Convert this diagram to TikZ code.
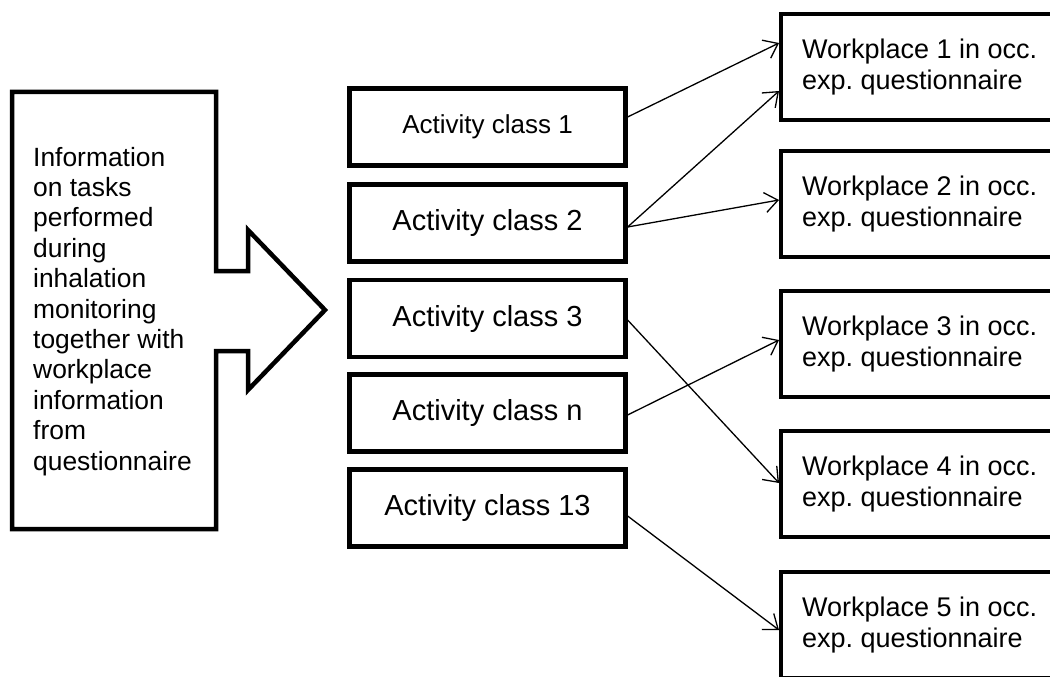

---

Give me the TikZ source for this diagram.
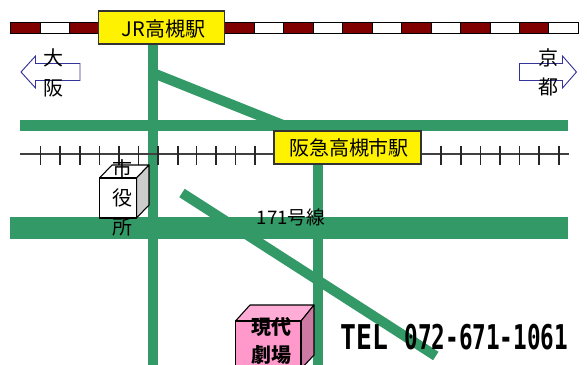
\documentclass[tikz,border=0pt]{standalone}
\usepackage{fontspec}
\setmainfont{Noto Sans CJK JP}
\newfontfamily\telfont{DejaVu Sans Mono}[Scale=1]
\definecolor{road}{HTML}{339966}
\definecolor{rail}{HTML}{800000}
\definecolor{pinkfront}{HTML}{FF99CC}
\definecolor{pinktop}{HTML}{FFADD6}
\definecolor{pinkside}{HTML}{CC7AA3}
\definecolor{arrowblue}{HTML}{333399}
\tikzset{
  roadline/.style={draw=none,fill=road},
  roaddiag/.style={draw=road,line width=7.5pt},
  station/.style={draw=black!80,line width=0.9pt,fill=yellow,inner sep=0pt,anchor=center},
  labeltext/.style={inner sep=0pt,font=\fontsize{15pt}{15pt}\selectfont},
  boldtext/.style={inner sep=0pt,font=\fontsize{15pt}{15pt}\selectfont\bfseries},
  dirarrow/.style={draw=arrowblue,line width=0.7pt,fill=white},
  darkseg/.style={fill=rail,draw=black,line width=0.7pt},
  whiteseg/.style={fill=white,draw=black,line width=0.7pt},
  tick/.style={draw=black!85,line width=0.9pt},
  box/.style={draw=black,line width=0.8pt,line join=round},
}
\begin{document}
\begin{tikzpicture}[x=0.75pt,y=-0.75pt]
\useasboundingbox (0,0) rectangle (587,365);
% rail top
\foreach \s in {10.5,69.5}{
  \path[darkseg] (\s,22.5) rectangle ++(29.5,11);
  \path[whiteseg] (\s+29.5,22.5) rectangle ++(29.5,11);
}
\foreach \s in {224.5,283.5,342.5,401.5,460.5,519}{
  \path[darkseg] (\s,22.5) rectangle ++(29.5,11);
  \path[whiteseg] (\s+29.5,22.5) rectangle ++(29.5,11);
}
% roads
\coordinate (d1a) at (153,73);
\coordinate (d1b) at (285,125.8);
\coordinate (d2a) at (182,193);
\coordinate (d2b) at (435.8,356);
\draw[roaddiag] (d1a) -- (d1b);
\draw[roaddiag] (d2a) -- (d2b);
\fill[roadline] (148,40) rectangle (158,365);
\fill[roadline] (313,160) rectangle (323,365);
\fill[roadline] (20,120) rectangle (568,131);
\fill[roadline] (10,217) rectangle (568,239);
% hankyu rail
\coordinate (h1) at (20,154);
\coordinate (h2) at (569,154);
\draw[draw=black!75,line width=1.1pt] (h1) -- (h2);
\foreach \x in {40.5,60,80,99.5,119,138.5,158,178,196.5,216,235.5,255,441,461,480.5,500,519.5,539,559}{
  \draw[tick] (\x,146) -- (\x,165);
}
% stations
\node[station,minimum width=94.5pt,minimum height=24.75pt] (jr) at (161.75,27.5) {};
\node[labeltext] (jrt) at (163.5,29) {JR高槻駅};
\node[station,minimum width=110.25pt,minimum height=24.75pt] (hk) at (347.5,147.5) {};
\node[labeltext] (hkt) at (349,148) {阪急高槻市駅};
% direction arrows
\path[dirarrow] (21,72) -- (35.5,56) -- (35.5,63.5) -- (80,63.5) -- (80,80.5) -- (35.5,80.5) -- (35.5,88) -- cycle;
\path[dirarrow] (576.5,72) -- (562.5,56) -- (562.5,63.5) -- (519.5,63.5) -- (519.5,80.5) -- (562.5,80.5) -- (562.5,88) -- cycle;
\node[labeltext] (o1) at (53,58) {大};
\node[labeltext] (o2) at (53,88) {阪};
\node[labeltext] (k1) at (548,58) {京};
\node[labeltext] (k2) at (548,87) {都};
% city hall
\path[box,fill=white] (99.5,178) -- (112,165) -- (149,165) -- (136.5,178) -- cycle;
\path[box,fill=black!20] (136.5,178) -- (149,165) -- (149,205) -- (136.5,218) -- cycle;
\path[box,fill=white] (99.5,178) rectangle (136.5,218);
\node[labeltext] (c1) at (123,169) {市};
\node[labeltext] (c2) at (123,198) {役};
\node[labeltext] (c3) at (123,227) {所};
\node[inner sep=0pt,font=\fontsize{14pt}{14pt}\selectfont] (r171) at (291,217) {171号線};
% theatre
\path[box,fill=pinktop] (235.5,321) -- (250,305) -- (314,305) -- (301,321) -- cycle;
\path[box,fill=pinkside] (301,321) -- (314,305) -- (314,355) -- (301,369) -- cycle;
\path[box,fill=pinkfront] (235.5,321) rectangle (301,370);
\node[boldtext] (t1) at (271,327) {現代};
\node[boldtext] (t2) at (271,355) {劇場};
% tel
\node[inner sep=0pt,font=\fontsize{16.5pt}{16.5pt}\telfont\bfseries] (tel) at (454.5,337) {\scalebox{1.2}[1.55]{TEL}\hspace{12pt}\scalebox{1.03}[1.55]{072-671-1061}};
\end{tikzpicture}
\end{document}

» WHAT YOU ARE ASKED TO DO: Note each line of the entries that has "diagram" in it, and copy those lines.

» RESPONSE:
Convert this diagram to TikZ code.
Give me the TikZ source for this diagram.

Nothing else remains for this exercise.